To Goyal, politics and the RSS did not happen serendipitously.

His father, Vedprakash Goyal, a Haryanvi who adopted Mumbai as his home, was in the Sangh, while his mother, Chandrakanta, was thrice an MLA from Mumbai and an "ardent follower" of Sangh patriarch Nanaji Deshmukh.

"My mother was a social worker in Matunga and Wadala. Nobody recognised her as a politician. I remember driving her every third day at 3am and 4am to the slums because someone was harassed by the cops or there was a fight between two communities. She won for the first time by defeating the then finance minister of Maharashtra," he says.

Vedprakash was a Rajya Sabha MP, a minister in the Vajpayee government and the BJP's national treasurer for decades as his son is, albeit "in an informal capacity before someone else is appointed".

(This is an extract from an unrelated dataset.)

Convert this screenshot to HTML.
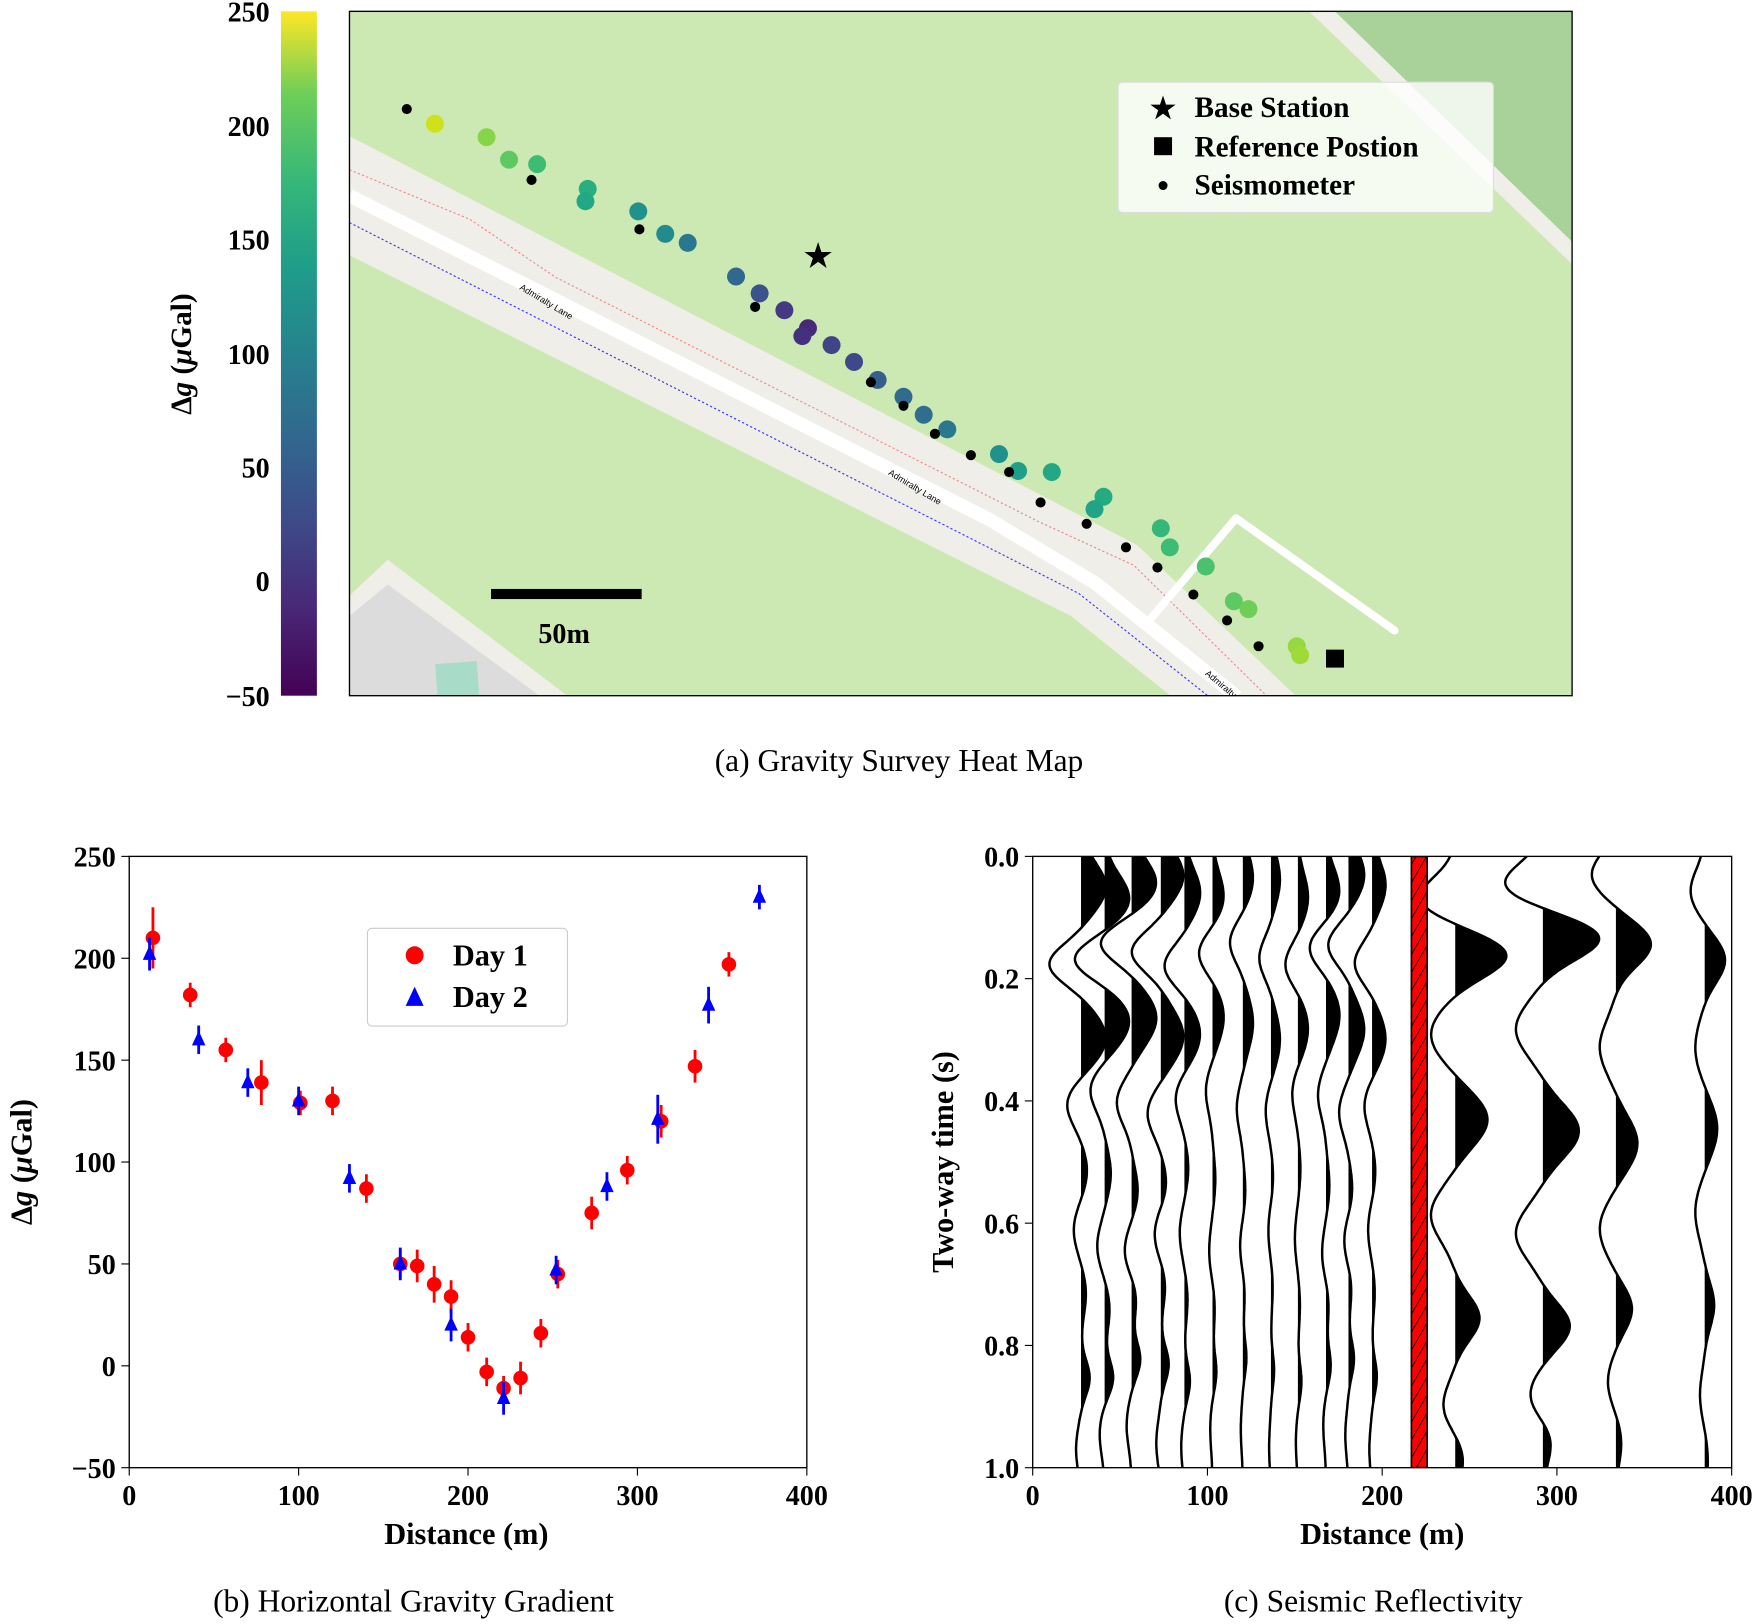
<!DOCTYPE html>
<html><head><meta charset="utf-8"><style>body{margin:0;background:#fff}svg{display:block}text{font-family:"Liberation Serif",serif;font-weight:bold;fill:#000}</style></head><body>
<svg id="s" width="1762" height="1624" viewBox="0 0 1568 1445" xmlns="http://www.w3.org/2000/svg">
<defs>
<linearGradient id="vir" x1="0" y1="1" x2="0" y2="0">
<stop offset="0" stop-color="#440154"/><stop offset="0.13" stop-color="#482878"/><stop offset="0.25" stop-color="#3e4989"/><stop offset="0.38" stop-color="#31688e"/><stop offset="0.5" stop-color="#26828e"/><stop offset="0.63" stop-color="#1f9e89"/><stop offset="0.75" stop-color="#35b779"/><stop offset="0.88" stop-color="#6ece58"/><stop offset="1" stop-color="#fde725"/></linearGradient>
<pattern id="hat" width="8" height="8" patternUnits="userSpaceOnUse" patternTransform="rotate(30)"><rect width="8" height="8" fill="#f00"/><line x1="0" y1="0" x2="0" y2="8" stroke="#000" stroke-width="1.5"/></pattern>
<clipPath id="mc"><rect x="311" y="10" width="1088" height="609"/></clipPath>
<clipPath id="cc"><rect x="919" y="762" width="622" height="544"/></clipPath>
</defs>
<!-- colorbar -->
<rect x="250" y="10" width="32" height="609" fill="url(#vir)"/>
<g font-size="25" text-anchor="end">
<text x="240" y="19">250</text><text x="240" y="121">200</text><text x="240" y="222">150</text><text x="240" y="324">100</text><text x="240" y="425">50</text><text x="240" y="526">0</text><text x="240" y="628">−50</text></g>
<text transform="translate(170,315) rotate(-90)" font-size="26" text-anchor="middle">Δ<tspan font-style="italic">g</tspan> (<tspan font-style="italic">μ</tspan>Gal)</text>
<!-- map -->
<g clip-path="url(#mc)">
<rect x="311" y="10" width="1088" height="609" fill="#cde9b3"/>
<polygon points="1165,10 1399,10 1399,235" fill="#f0eee8"/>
<polygon points="1188,10 1399,10 1399,215" fill="#a9d19a"/>
<polygon points="311,121 1012,485 1154,620 1043,620 953,548 311,227" fill="#f0eee8"/>
<polyline points="311,174 880,462 975,519 1101,620" fill="none" stroke="#fff" stroke-width="12"/>
<polyline points="311,151 418,195 495,247 924,464 1009,503 1128,620" fill="none" stroke="#e88" stroke-width="1" stroke-dasharray="2,2"/>
<polyline points="311,198 960,528 1076,620" fill="none" stroke="#33f" stroke-width="1" stroke-dasharray="2,2"/>
<polyline points="1021,554 1100,461 1241,561" fill="none" stroke="#fff" stroke-width="7" stroke-linejoin="round" stroke-linecap="round"/>
<polygon points="311,530 345,498 505,619 311,619" fill="#f0eee8"/>
<polygon points="311,548 345,520 480,619 311,619" fill="#dcdcdc"/>
<rect x="388" y="590" width="37" height="30" fill="#a8dcc8" transform="rotate(-4 400 600)"/>
<text x="462" y="257" font-size="8" font-weight="normal" transform="rotate(31 462 257)" style="font-family:'Liberation Sans',sans-serif;font-weight:normal">Admiralty Lane</text>
<text x="790" y="422" font-size="8" transform="rotate(31 790 422)" style="font-family:'Liberation Sans',sans-serif;font-weight:normal">Admiralty Lane</text>
<text x="1072" y="600" font-size="8" transform="rotate(40 1072 600)" style="font-family:'Liberation Sans',sans-serif;font-weight:normal">Admiralty Lane</text>
<rect x="437" y="524" width="134" height="9" fill="#000"/>
<text x="502" y="572" font-size="25" text-anchor="middle">50m</text>
<g id="pts"></g>
<text x="728" y="237" font-size="28" text-anchor="middle">★</text>
<rect x="1180" y="578" width="16" height="16" fill="#000"/>
<rect x="995" y="73" width="334" height="116" rx="4" fill="#fff" fill-opacity="0.8" stroke="#ddd"/>
<text x="1035" y="105" font-size="26" text-anchor="middle">★</text>
<rect x="1027" y="122" width="16" height="16" fill="#000"/>
<circle cx="1035" cy="165" r="4" fill="#000"/>
<g font-size="26"><text x="1063" y="104">Base Station</text><text x="1063" y="139">Reference Postion</text><text x="1063" y="173">Seismometer</text></g>
</g>
<rect x="311" y="10" width="1088" height="609" fill="none" stroke="#000" stroke-width="1.2"/>
<text x="800" y="686" font-size="28" text-anchor="middle" style="font-weight:normal">(a) Gravity Survey Heat Map</text>
<!-- plot b -->
<rect x="115" y="762" width="603" height="544" fill="none" stroke="#000" stroke-width="1.2"/>
<g id="bt"></g>
<rect x="327" y="826" width="178" height="87" rx="4" fill="#fff" stroke="#ccc"/>
<circle cx="369" cy="850" r="8" fill="#f00"/>
<polygon points="369,878 377,895 361,895" fill="#00f"/>
<g font-size="27"><text x="403" y="859">Day 1</text><text x="403" y="896">Day 2</text></g>
<text x="415" y="1374" font-size="27" text-anchor="middle">Distance (m)</text>
<text transform="translate(28,1034) rotate(-90)" font-size="27" text-anchor="middle">Δ<tspan font-style="italic">g</tspan> (<tspan font-style="italic">μ</tspan>Gal)</text>
<text x="368" y="1434" font-size="28" text-anchor="middle" style="font-weight:normal">(b) Horizontal Gravity Gradient</text>
<!-- plot c -->
<g clip-path="url(#cc)"><g id="tr"></g>
<rect x="1256" y="762" width="14" height="544" fill="url(#hat)" stroke="#000" stroke-width="1.5"/></g>
<rect x="919" y="762" width="622" height="544" fill="none" stroke="#000" stroke-width="1.2"/>
<g id="ct"></g>
<text x="1230" y="1374" font-size="27" text-anchor="middle">Distance (m)</text>
<text transform="translate(848,1034) rotate(-90)" font-size="27" text-anchor="middle">Two-way time (s)</text>
<text x="1222" y="1434" font-size="28" text-anchor="middle" style="font-weight:normal">(c) Seismic Reflectivity</text>
</svg>
<script>
var NS="http://www.w3.org/2000/svg";
function el(p,t,a,txt){var e=document.createElementNS(NS,t);for(var k in a)e.setAttribute(k,a[k]);if(txt!==undefined)e.textContent=txt;document.getElementById(p).appendChild(e);return e;}
var blk=[[362,97],[473,160],[569,204],[672,273],[775,340],[804,361],[832,386],[864,405],[898,420],[926,447],[967,466],[1002,487],[1030,505],[1062,529],[1092,552],[1120,575]];
var col=[[387,110,"#d0e11c"],[433,122,"#86d549"],[453,142,"#5ec962"],[478,146,"#3dbc74"],[523,168,"#29af7f"],[521,179,"#22a884"],[568,188,"#21918c"],[592,208,"#238a8d"],[612,216,"#2a788e"],[655,246,"#31688e"],[676,261,"#3b528b"],[698,276,"#443983"],[719,292,"#482878"],[714,299,"#46307e"],[740,307,"#414487"],[760,322,"#3e4989"],[781,338,"#355f8d"],[804,353,"#2f6c8e"],[822,369,"#2e6e8e"],[843,382,"#2a788e"],[889,404,"#21918c"],[906,419,"#1f9e89"],[936,420,"#22a884"],[982,442,"#25ab82"],[974,453,"#20a386"],[1033,470,"#35b779"],[1041,487,"#3dbc74"],[1073,504,"#4ac16d"],[1098,535,"#5ec962"],[1111,542,"#6ece58"],[1154,575,"#95d840"],[1157,583,"#a0da39"]];
col.forEach(function(c){el("pts","circle",{cx:c[0],cy:c[1],r:8,fill:c[2]});});
blk.forEach(function(c){el("pts","circle",{cx:c[0],cy:c[1],r:4.5,fill:"#000"});});
function bx(d){return 115+603*d/400;} function by(g){return 762+544*(250-g)/300;}
for(var i=0;i<=4;i++){var x=bx(i*100);el("bt","line",{x1:x,y1:1306,x2:x,y2:1313,stroke:"#000"});el("bt","text",{x:x,y:1339,"font-size":25,"text-anchor":"middle"},String(i*100));}
for(var g=-50;g<=250;g+=50){var y=by(g);el("bt","line",{x1:108,y1:y,x2:115,y2:y,stroke:"#000"});el("bt","text",{x:103,y:y+9,"font-size":25,"text-anchor":"end"},g<0?"−50":String(g));}
var d1=[[14,210,15],[36,182,6],[57,155,6],[78,139,11],[101,129,6],[120,130,7],[140,87,7],[160,50,7],[170,49,8],[180,40,9],[190,34,8],[200,14,7],[211,-3,7],[221,-11,6],[231,-6,8],[243,16,7],[253,45,7],[273,75,8],[294,96,7],[314,120,8],[334,147,8],[354,197,6]];
var d2=[[12,202,8],[41,160,7],[70,139,7],[100,130,7],[130,92,7],[160,50,8],[190,20,8],[221,-16,8],[252,47,7],[282,88,7],[312,121,12],[342,177,9],[372,230,6]];
d1.forEach(function(p){var x=bx(p[0]);el("bt","line",{x1:x,y1:by(p[1]+p[2]),x2:x,y2:by(p[1]-p[2]),stroke:"#f00","stroke-width":2.5});el("bt","circle",{cx:x,cy:by(p[1]),r:6.5,fill:"#f00"});});
d2.forEach(function(p){var x=bx(p[0]),y=by(p[1]);el("bt","line",{x1:x,y1:by(p[1]+p[2]),x2:x,y2:by(p[1]-p[2]),stroke:"#00f","stroke-width":2.5});el("bt","polygon",{points:x+","+(y-8)+" "+(x+6)+","+(y+5)+" "+(x-6)+","+(y+5),fill:"#00f"});});
function cx(d){return 919+622*d/400;} function cy(t){return 762+544*t;}
for(var i=0;i<=4;i++){var x=cx(i*100);el("ct","line",{x1:x,y1:1306,x2:x,y2:1313,stroke:"#000"});el("ct","text",{x:x,y:1339,"font-size":25,"text-anchor":"middle"},String(i*100));}
for(var i=0;i<=5;i++){var y=cy(i*0.2);el("ct","line",{x1:912,y1:y,x2:919,y2:y,stroke:"#000"});el("ct","text",{x:907,y:y+9,"font-size":25,"text-anchor":"end"},(i*0.2).toFixed(1));}
var A=[[0.05,1,.055],[0.16,-1.3,.045],[0.28,1,.06],[0.4,-.6,.05],[0.53,.25,.05],[0.63,-.3,.05],[0.72,.2,.05],[0.84,.35,.04],[0.95,-.2,.05]];
var B=[[0.05,-.9,.05],[0.15,1.3,.05],[0.3,-.6,.06],[0.45,.8,.06],[0.6,-.6,.06],[0.75,.6,.05],[0.88,-.3,.05],[0.97,.2,.05]];
var tr=[[962,A,22],[983,A,22],[1007,A,22],[1033,A,20],[1054,A,14],[1079,A,10],[1106,A,9],[1131,A,8],[1155,A,9],[1180,A,12],[1200,A,14],[1221,A,12],[1295,B,36],[1373,B,40],[1438,B,24],[1517,B,14]];
tr.forEach(function(T,k){var x0=T[0],W=T[1],s=T[2];var pts=[],fill=[];
for(var i=0;i<=300;i++){var t=i/300,v=0;W.forEach(function(w,j){var c=w[0]+0.02*Math.sin(k*1.7+j);v+=w[1]*Math.exp(-Math.pow((t-c)/w[2],2));});
var x=x0+s*v,y=cy(t);pts.push(x.toFixed(1)+","+y.toFixed(1));fill.push(Math.max(x,x0).toFixed(1)+","+y.toFixed(1));}
el("tr","polygon",{points:x0+","+cy(0)+" "+fill.join(" ")+" "+x0+","+cy(1),fill:"#000"});
el("tr","polyline",{points:pts.join(" "),fill:"none",stroke:"#000","stroke-width":2.2});});
</script>
</body></html>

Yet, he is loath to describe himself as a "dynast", a term often used to describe a politician's politician offspring. "My mother refused to allow me to fight (from her seat) after she retired in 2004. No dynasty, she said. In fact, the BJP lost that seat in the elections thereafter until the last one," he says.

Goyal - a chartered accountant and law graduate - went on to become an investment banker. Although the Goyals were close to Vajpayee and Advani, his shift from Mumbai to Delhi was formalised in 2010 by Nitin Gadkari. "He appointed me as the treasurer and brought me into the Rajya Sabha. It shows his magnanimity. As the BJP president, he could have taken the Rajya Sabha seat but my party is fair," he claims.

Does he see his children, Dhruv and Radhika, studying at Harvard University, in politics five years from now?

Dhruv, he says, "hated politics" until Class IX, when he was swayed by a news anchor of an English channel whose prime time debates he never missed. He interned with Modi's office when he was the Gujarat chief minister.

Goyal doesn't proffer a straight answer but between the lines, he conveys what he expects of Dhruv. "He contested the students' elections at Harvard and was elected as the union's vice-president - the first foreign student to hold a post. Indeed, he is passionate about politics," he says, paving the way for a third-generation Goyal in the BJP.